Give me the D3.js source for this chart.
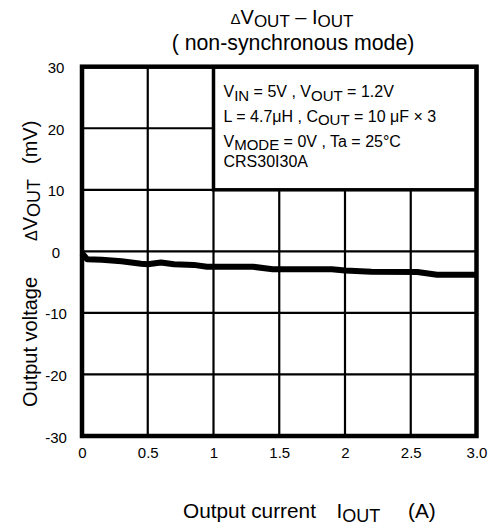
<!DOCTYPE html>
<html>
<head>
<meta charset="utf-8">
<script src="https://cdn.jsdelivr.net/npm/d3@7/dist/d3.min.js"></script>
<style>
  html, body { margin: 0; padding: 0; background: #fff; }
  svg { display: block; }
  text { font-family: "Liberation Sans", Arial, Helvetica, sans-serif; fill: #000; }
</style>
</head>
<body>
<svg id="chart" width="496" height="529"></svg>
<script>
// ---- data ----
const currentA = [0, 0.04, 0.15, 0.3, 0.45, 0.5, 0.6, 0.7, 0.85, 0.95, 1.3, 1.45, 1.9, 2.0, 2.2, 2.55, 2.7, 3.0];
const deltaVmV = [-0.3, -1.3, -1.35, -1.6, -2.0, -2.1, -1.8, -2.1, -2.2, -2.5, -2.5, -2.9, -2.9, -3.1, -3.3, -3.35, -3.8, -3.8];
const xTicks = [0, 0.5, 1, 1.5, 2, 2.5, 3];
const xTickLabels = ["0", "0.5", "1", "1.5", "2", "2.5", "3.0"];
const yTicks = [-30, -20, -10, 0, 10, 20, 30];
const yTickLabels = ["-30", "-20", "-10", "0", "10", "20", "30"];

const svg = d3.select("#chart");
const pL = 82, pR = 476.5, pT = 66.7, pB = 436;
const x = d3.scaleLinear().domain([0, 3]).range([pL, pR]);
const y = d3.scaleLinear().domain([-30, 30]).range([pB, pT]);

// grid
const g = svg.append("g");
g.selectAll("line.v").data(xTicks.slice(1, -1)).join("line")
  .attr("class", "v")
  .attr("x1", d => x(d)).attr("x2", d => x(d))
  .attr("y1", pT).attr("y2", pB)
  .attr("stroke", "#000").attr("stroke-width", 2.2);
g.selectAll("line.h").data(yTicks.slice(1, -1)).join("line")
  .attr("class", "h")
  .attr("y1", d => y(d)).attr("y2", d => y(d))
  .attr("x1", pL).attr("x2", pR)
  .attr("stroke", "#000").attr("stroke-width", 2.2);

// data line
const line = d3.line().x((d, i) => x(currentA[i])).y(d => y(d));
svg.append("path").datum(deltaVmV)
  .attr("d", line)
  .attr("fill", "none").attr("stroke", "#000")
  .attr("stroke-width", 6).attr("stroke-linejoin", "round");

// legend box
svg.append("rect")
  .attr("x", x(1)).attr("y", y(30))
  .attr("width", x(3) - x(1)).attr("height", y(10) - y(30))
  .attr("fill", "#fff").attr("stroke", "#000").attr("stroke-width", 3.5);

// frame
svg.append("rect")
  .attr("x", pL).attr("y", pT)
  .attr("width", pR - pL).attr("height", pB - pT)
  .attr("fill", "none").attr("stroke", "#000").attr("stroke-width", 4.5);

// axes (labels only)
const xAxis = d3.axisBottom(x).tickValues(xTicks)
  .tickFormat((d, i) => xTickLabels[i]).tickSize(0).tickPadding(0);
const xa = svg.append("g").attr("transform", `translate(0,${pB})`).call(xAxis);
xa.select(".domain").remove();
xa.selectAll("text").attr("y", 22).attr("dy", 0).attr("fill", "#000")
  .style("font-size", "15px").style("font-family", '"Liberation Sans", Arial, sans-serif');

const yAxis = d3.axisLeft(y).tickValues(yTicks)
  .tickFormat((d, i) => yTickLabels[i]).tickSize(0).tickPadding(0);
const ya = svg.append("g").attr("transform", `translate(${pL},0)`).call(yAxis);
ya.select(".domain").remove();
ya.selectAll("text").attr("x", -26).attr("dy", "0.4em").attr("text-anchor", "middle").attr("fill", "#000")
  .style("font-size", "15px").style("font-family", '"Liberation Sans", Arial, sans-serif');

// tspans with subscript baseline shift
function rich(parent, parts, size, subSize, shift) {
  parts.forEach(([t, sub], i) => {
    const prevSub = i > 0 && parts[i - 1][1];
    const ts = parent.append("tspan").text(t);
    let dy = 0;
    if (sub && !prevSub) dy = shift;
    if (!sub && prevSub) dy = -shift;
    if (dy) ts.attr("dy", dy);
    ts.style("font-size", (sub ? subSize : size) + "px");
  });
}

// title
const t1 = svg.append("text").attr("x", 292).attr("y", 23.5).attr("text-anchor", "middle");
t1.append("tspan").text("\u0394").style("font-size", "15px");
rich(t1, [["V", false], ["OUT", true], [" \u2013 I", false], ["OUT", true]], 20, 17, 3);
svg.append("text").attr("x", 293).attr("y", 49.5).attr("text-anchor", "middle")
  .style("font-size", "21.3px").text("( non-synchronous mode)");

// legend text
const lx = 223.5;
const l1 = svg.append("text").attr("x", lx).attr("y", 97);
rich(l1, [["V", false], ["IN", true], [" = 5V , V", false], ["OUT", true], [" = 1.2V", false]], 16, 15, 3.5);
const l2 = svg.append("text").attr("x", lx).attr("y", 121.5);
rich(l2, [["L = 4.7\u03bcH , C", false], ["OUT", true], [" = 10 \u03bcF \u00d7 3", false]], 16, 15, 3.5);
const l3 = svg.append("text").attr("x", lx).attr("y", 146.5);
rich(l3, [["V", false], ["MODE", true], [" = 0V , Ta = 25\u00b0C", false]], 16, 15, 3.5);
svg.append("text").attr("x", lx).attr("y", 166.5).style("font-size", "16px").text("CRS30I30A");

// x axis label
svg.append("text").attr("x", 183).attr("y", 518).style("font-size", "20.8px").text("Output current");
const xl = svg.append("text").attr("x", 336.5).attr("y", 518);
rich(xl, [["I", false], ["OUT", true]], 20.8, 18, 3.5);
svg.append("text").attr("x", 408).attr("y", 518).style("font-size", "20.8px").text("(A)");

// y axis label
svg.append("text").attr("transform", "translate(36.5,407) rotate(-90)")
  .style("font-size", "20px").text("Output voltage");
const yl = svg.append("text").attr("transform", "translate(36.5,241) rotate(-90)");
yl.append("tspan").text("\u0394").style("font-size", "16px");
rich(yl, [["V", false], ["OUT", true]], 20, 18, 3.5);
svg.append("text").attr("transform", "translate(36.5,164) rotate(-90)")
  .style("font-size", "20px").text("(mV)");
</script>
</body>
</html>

> [DIRECTIONS]: Every line of the data above should be quoted exactly. Omit the pictures.

> [RESULT FOR THIS TASK]:
Give me the D3.js source for this chart.
<!DOCTYPE html>
<html>
<head>
<meta charset="utf-8">
<script src="https://cdn.jsdelivr.net/npm/d3@7/dist/d3.min.js"></script>
<style>
  html, body { margin: 0; padding: 0; background: #fff; }
  svg { display: block; }
  text { font-family: "Liberation Sans", Arial, Helvetica, sans-serif; fill: #000; }
</style>
</head>
<body>
<svg id="chart" width="496" height="529"></svg>
<script>
// ---- data ----
const currentA = [0, 0.04, 0.15, 0.3, 0.45, 0.5, 0.6, 0.7, 0.85, 0.95, 1.3, 1.45, 1.9, 2.0, 2.2, 2.55, 2.7, 3.0];
const deltaVmV = [-0.3, -1.3, -1.35, -1.6, -2.0, -2.1, -1.8, -2.1, -2.2, -2.5, -2.5, -2.9, -2.9, -3.1, -3.3, -3.35, -3.8, -3.8];
const xTicks = [0, 0.5, 1, 1.5, 2, 2.5, 3];
const xTickLabels = ["0", "0.5", "1", "1.5", "2", "2.5", "3.0"];
const yTicks = [-30, -20, -10, 0, 10, 20, 30];
const yTickLabels = ["-30", "-20", "-10", "0", "10", "20", "30"];

const svg = d3.select("#chart");
const pL = 82, pR = 476.5, pT = 66.7, pB = 436;
const x = d3.scaleLinear().domain([0, 3]).range([pL, pR]);
const y = d3.scaleLinear().domain([-30, 30]).range([pB, pT]);

// grid
const g = svg.append("g");
g.selectAll("line.v").data(xTicks.slice(1, -1)).join("line")
  .attr("class", "v")
  .attr("x1", d => x(d)).attr("x2", d => x(d))
  .attr("y1", pT).attr("y2", pB)
  .attr("stroke", "#000").attr("stroke-width", 2.2);
g.selectAll("line.h").data(yTicks.slice(1, -1)).join("line")
  .attr("class", "h")
  .attr("y1", d => y(d)).attr("y2", d => y(d))
  .attr("x1", pL).attr("x2", pR)
  .attr("stroke", "#000").attr("stroke-width", 2.2);

// data line
const line = d3.line().x((d, i) => x(currentA[i])).y(d => y(d));
svg.append("path").datum(deltaVmV)
  .attr("d", line)
  .attr("fill", "none").attr("stroke", "#000")
  .attr("stroke-width", 6).attr("stroke-linejoin", "round");

// legend box
svg.append("rect")
  .attr("x", x(1)).attr("y", y(30))
  .attr("width", x(3) - x(1)).attr("height", y(10) - y(30))
  .attr("fill", "#fff").attr("stroke", "#000").attr("stroke-width", 3.5);

// frame
svg.append("rect")
  .attr("x", pL).attr("y", pT)
  .attr("width", pR - pL).attr("height", pB - pT)
  .attr("fill", "none").attr("stroke", "#000").attr("stroke-width", 4.5);

// axes (labels only)
const xAxis = d3.axisBottom(x).tickValues(xTicks)
  .tickFormat((d, i) => xTickLabels[i]).tickSize(0).tickPadding(0);
const xa = svg.append("g").attr("transform", `translate(0,${pB})`).call(xAxis);
xa.select(".domain").remove();
xa.selectAll("text").attr("y", 22).attr("dy", 0).attr("fill", "#000")
  .style("font-size", "15px").style("font-family", '"Liberation Sans", Arial, sans-serif');

const yAxis = d3.axisLeft(y).tickValues(yTicks)
  .tickFormat((d, i) => yTickLabels[i]).tickSize(0).tickPadding(0);
const ya = svg.append("g").attr("transform", `translate(${pL},0)`).call(yAxis);
ya.select(".domain").remove();
ya.selectAll("text").attr("x", -26).attr("dy", "0.4em").attr("text-anchor", "middle").attr("fill", "#000")
  .style("font-size", "15px").style("font-family", '"Liberation Sans", Arial, sans-serif');

// tspans with subscript baseline shift
function rich(parent, parts, size, subSize, shift) {
  parts.forEach(([t, sub], i) => {
    const prevSub = i > 0 && parts[i - 1][1];
    const ts = parent.append("tspan").text(t);
    let dy = 0;
    if (sub && !prevSub) dy = shift;
    if (!sub && prevSub) dy = -shift;
    if (dy) ts.attr("dy", dy);
    ts.style("font-size", (sub ? subSize : size) + "px");
  });
}

// title
const t1 = svg.append("text").attr("x", 292).attr("y", 23.5).attr("text-anchor", "middle");
t1.append("tspan").text("\u0394").style("font-size", "15px");
rich(t1, [["V", false], ["OUT", true], [" \u2013 I", false], ["OUT", true]], 20, 17, 3);
svg.append("text").attr("x", 293).attr("y", 49.5).attr("text-anchor", "middle")
  .style("font-size", "21.3px").text("( non-synchronous mode)");

// legend text
const lx = 223.5;
const l1 = svg.append("text").attr("x", lx).attr("y", 97);
rich(l1, [["V", false], ["IN", true], [" = 5V , V", false], ["OUT", true], [" = 1.2V", false]], 16, 15, 3.5);
const l2 = svg.append("text").attr("x", lx).attr("y", 121.5);
rich(l2, [["L = 4.7\u03bcH , C", false], ["OUT", true], [" = 10 \u03bcF \u00d7 3", false]], 16, 15, 3.5);
const l3 = svg.append("text").attr("x", lx).attr("y", 146.5);
rich(l3, [["V", false], ["MODE", true], [" = 0V , Ta = 25\u00b0C", false]], 16, 15, 3.5);
svg.append("text").attr("x", lx).attr("y", 166.5).style("font-size", "16px").text("CRS30I30A");

// x axis label
svg.append("text").attr("x", 183).attr("y", 518).style("font-size", "20.8px").text("Output current");
const xl = svg.append("text").attr("x", 336.5).attr("y", 518);
rich(xl, [["I", false], ["OUT", true]], 20.8, 18, 3.5);
svg.append("text").attr("x", 408).attr("y", 518).style("font-size", "20.8px").text("(A)");

// y axis label
svg.append("text").attr("transform", "translate(36.5,407) rotate(-90)")
  .style("font-size", "20px").text("Output voltage");
const yl = svg.append("text").attr("transform", "translate(36.5,241) rotate(-90)");
yl.append("tspan").text("\u0394").style("font-size", "16px");
rich(yl, [["V", false], ["OUT", true]], 20, 18, 3.5);
svg.append("text").attr("transform", "translate(36.5,164) rotate(-90)")
  .style("font-size", "20px").text("(mV)");
</script>
</body>
</html>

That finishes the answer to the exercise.